The two ex-pros reminisced on managerial practices back in the day and Evra, who won five English League titles with Sir Alex, agreed with Mikel that the former Aberdeen boss would land a jail sentence if he treated today's footballers the way he did those from the previous era.
The ‘hairdryer treatment’ was referenced in the conversation between the duo, a term that rose to prominence during Ferguson's peak years, which refers to a loud, angry, verbal dressing down a coach employs to reprimand their players.
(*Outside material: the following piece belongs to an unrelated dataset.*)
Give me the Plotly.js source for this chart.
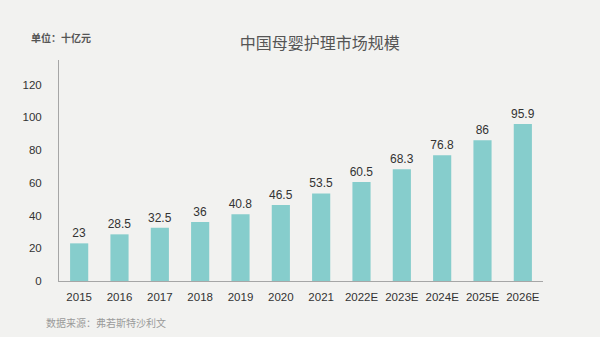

Sir Alex employs these 'strongman’ tactics to keep his players in check; he has sometimes, at least on one occasion, inflicted physical abuse upon the verbal, as seen in the infamous boot incident with David Beckham, in which he angrily kicked Ole Gunnar Solskjaer’s boot at the winger, leaving him with a cut just above his eye.
What Evra said
While Ferguson was used as a reference point, the conversation was about a more general juxtaposition of coaching differences between eras.
Mikel, leading the conversation, alluded to how Mourinho gave him a dressing down after a rough start to life at Chelsea.
“You know, I remember getting, you know, sent off twice in my first two or three months and Mourinho had to make me learn, like, quickly, like in a very, very tough way,” the ex-Middlesbrough midfielder started.
“But, you know, that was the way we learned back then. Now, when you get like, of course, we know Fergie (Sir Alex Ferguson) with the hair dryer. When you do that nowadays, you know the managers will end up in jail.”
Evra picked it up and explained the reason for the difference. He stressed how football then was more despotic and aggressive compared to nowadays when players have better rights even from the academy.
“But that's what I like, John because even if we were a family between us, we were like k*lling each other,” Evra said.
“You were like no friend. Do you know many just because you want to win, right the winning mindset.
“You know how many times I argue with Ryan Giggs? Just because I was doing a throwing, you know, the one when he bounced and he was like, ‘What the f**k is this’?
“And I was like, ‘Come on, you're better than that’. You can control it with. Then, after the game, we shake hands.
Speaking specifically about the authoritarian regime of Sir Alex, he said, “You know, many times Ferguson have to stop the training session because we were like broken legs? Like the training session was even more important than the game.”
“But this is the winning mindset, and that's why people say, If Ferguson was managing right now, I say he'd probably end up in jail, because the way the old school, it was quite tough.
“It was like throwing boots at us like bottle of water, screaming in your face like crazy stuff and like the new generation, now is getting more softer.
“Look before the academy players; they used to clean our boots, but it was like a reward. Oh my God, I'm cleaning the boots of Rooney or whatever, whatever.
“Now, if you do that to that new generation, they're gonna call the agent and it will be like breaking you. They say they will feel like slave mentally, that it affects them mentally.
However, Evra understands that times have changed, and he welcomes the evolution, explaining that on-pitch success is no longer the be-all and end-all for footballers.
“But I don't blame them because this is the new society because the younger have everything fast, everything fast.”
“So they lose that anger and you see, with the social media, now a football player, he become like a brown, he become a model, he become a politician.
“We used to be only football players. That's why you eat and, you know, sleep football.”